## Supplied data
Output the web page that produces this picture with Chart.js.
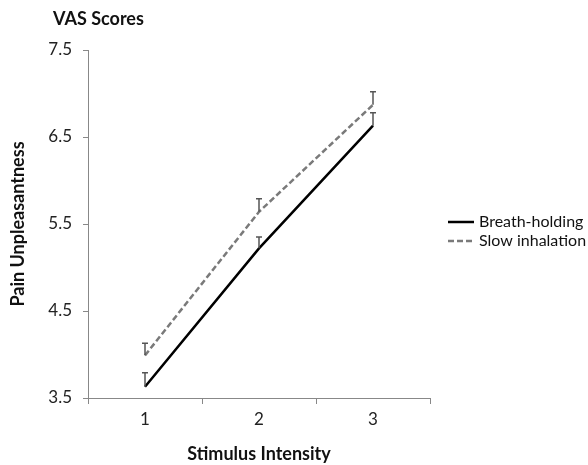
<!DOCTYPE html>
<html>
<head>
<meta charset="utf-8">
<script src="https://cdn.jsdelivr.net/npm/chart.js@4"></script>
<style>
  body { margin: 0; background: #fff; }
  #wrap { width: 588px; height: 465px; }
</style>
</head>
<body>
<div id="wrap"><canvas id="myChart"></canvas></div>
<script>
const xValues = ["1", "2", "3"];
const breathHolding = [3.63, 5.22, 6.63];
const slowInhalation = [3.99, 5.64, 6.87];
const breathErr = [0.16, 0.13, 0.15];
const slowErr = [0.14, 0.15, 0.15];

const font = "Lato, 'Open Sans', sans-serif";

// upward error bars with a small cap
const errorBars = {
  id: "errorBars",
  afterDatasetsDraw(chart) {
    const ctx = chart.ctx;
    const y = chart.scales.y;
    chart.data.datasets.forEach((ds, i) => {
      const meta = chart.getDatasetMeta(i);
      ctx.save();
      ctx.strokeStyle = "#555";
      ctx.lineWidth = 1.5;
      meta.data.forEach((pt, j) => {
        const top = y.getPixelForValue(ds.data[j] + ds.errors[j]);
        ctx.beginPath();
        ctx.moveTo(pt.x, pt.y);
        ctx.lineTo(pt.x, top);
        ctx.moveTo(pt.x - 3, top);
        ctx.lineTo(pt.x + 3, top);
        ctx.stroke();
      });
      ctx.restore();
    });
  }
};

// title top-left and the legend to the right of the plot
const extras = {
  id: "extras",
  afterDraw(chart) {
    const ctx = chart.ctx;
    const area = chart.chartArea;
    ctx.save();
    ctx.font = "bold 18px " + font;
    ctx.fillStyle = "#111";
    ctx.textBaseline = "middle";
    ctx.fillText("VAS Scores", 53, 19);

    ctx.font = "16px " + font;
    chart.data.datasets.forEach((ds, i) => {
      const ly = 222 + i * 19;
      const lx = area.right + 18;
      ctx.strokeStyle = ds.borderColor;
      ctx.lineWidth = ds.borderWidth;
      ctx.setLineDash(ds.borderDash || []);
      ctx.beginPath();
      ctx.moveTo(lx, ly);
      ctx.lineTo(lx + 26, ly);
      ctx.stroke();
      ctx.fillText(ds.label, lx + 31, ly);
    });
    ctx.restore();
  }
};

new Chart("myChart", {
  type: "line",
  data: {
    labels: xValues,
    datasets: [
      {
        label: "Breath-holding",
        data: breathHolding,
        errors: breathErr,
        borderColor: "#000",
        backgroundColor: "#000",
        borderWidth: 2.5,
        pointRadius: 0,
        tension: 0
      },
      {
        label: "Slow inhalation",
        data: slowInhalation,
        errors: slowErr,
        borderColor: "#7a7a7a",
        backgroundColor: "#7a7a7a",
        borderWidth: 2.5,
        borderDash: [6, 3],
        pointRadius: 0,
        tension: 0
      }
    ]
  },
  options: {
    responsive: true,
    maintainAspectRatio: false,
    animation: false,
    layout: { padding: { top: 50, right: 158, bottom: 0, left: 0 } },
    plugins: {
      tooltip: { enabled: false },
      legend: { display: false }
    },
    scales: {
      x: {
        offset: true,
        afterFit: s => { s.height = 67; },
        grid: { offset: true, drawOnChartArea: false, tickLength: 6, color: "#888" },
        border: { color: "#888" },
        ticks: { padding: 5, color: "#222", font: { family: font, size: 17 } },
        title: {
          display: true,
          text: "Stimulus Intensity",
          color: "#111",
          font: { family: font, size: 18, weight: "bold" },
          padding: { top: 0, bottom: 0 }
        }
      },
      y: {
        min: 3.5,
        max: 7.5,
        afterFit: s => { s.width = 88; },
        grid: { drawOnChartArea: false, tickLength: 5, color: "#888" },
        border: { color: "#888" },
        ticks: {
          stepSize: 1,
          padding: 11,
          color: "#222",
          font: { family: font, size: 17 },
          callback: v => v.toFixed(1)
        },
        title: {
          display: true,
          text: "Pain Unpleasantness",
          color: "#111",
          font: { family: font, size: 18, weight: "bold" },
          padding: { top: 7, bottom: 0 }
        }
      }
    }
  },
  plugins: [errorBars, extras]
});
</script>
</body>
</html>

## Task prompt
Each line above is to be copied verbatim. Drop any image from the copy.

## Solution to this problem
Output the web page that produces this picture with Chart.js.
<!DOCTYPE html>
<html>
<head>
<meta charset="utf-8">
<script src="https://cdn.jsdelivr.net/npm/chart.js@4"></script>
<style>
  body { margin: 0; background: #fff; }
  #wrap { width: 588px; height: 465px; }
</style>
</head>
<body>
<div id="wrap"><canvas id="myChart"></canvas></div>
<script>
const xValues = ["1", "2", "3"];
const breathHolding = [3.63, 5.22, 6.63];
const slowInhalation = [3.99, 5.64, 6.87];
const breathErr = [0.16, 0.13, 0.15];
const slowErr = [0.14, 0.15, 0.15];

const font = "Lato, 'Open Sans', sans-serif";

// upward error bars with a small cap
const errorBars = {
  id: "errorBars",
  afterDatasetsDraw(chart) {
    const ctx = chart.ctx;
    const y = chart.scales.y;
    chart.data.datasets.forEach((ds, i) => {
      const meta = chart.getDatasetMeta(i);
      ctx.save();
      ctx.strokeStyle = "#555";
      ctx.lineWidth = 1.5;
      meta.data.forEach((pt, j) => {
        const top = y.getPixelForValue(ds.data[j] + ds.errors[j]);
        ctx.beginPath();
        ctx.moveTo(pt.x, pt.y);
        ctx.lineTo(pt.x, top);
        ctx.moveTo(pt.x - 3, top);
        ctx.lineTo(pt.x + 3, top);
        ctx.stroke();
      });
      ctx.restore();
    });
  }
};

// title top-left and the legend to the right of the plot
const extras = {
  id: "extras",
  afterDraw(chart) {
    const ctx = chart.ctx;
    const area = chart.chartArea;
    ctx.save();
    ctx.font = "bold 18px " + font;
    ctx.fillStyle = "#111";
    ctx.textBaseline = "middle";
    ctx.fillText("VAS Scores", 53, 19);

    ctx.font = "16px " + font;
    chart.data.datasets.forEach((ds, i) => {
      const ly = 222 + i * 19;
      const lx = area.right + 18;
      ctx.strokeStyle = ds.borderColor;
      ctx.lineWidth = ds.borderWidth;
      ctx.setLineDash(ds.borderDash || []);
      ctx.beginPath();
      ctx.moveTo(lx, ly);
      ctx.lineTo(lx + 26, ly);
      ctx.stroke();
      ctx.fillText(ds.label, lx + 31, ly);
    });
    ctx.restore();
  }
};

new Chart("myChart", {
  type: "line",
  data: {
    labels: xValues,
    datasets: [
      {
        label: "Breath-holding",
        data: breathHolding,
        errors: breathErr,
        borderColor: "#000",
        backgroundColor: "#000",
        borderWidth: 2.5,
        pointRadius: 0,
        tension: 0
      },
      {
        label: "Slow inhalation",
        data: slowInhalation,
        errors: slowErr,
        borderColor: "#7a7a7a",
        backgroundColor: "#7a7a7a",
        borderWidth: 2.5,
        borderDash: [6, 3],
        pointRadius: 0,
        tension: 0
      }
    ]
  },
  options: {
    responsive: true,
    maintainAspectRatio: false,
    animation: false,
    layout: { padding: { top: 50, right: 158, bottom: 0, left: 0 } },
    plugins: {
      tooltip: { enabled: false },
      legend: { display: false }
    },
    scales: {
      x: {
        offset: true,
        afterFit: s => { s.height = 67; },
        grid: { offset: true, drawOnChartArea: false, tickLength: 6, color: "#888" },
        border: { color: "#888" },
        ticks: { padding: 5, color: "#222", font: { family: font, size: 17 } },
        title: {
          display: true,
          text: "Stimulus Intensity",
          color: "#111",
          font: { family: font, size: 18, weight: "bold" },
          padding: { top: 0, bottom: 0 }
        }
      },
      y: {
        min: 3.5,
        max: 7.5,
        afterFit: s => { s.width = 88; },
        grid: { drawOnChartArea: false, tickLength: 5, color: "#888" },
        border: { color: "#888" },
        ticks: {
          stepSize: 1,
          padding: 11,
          color: "#222",
          font: { family: font, size: 17 },
          callback: v => v.toFixed(1)
        },
        title: {
          display: true,
          text: "Pain Unpleasantness",
          color: "#111",
          font: { family: font, size: 18, weight: "bold" },
          padding: { top: 7, bottom: 0 }
        }
      }
    }
  },
  plugins: [errorBars, extras]
});
</script>
</body>
</html>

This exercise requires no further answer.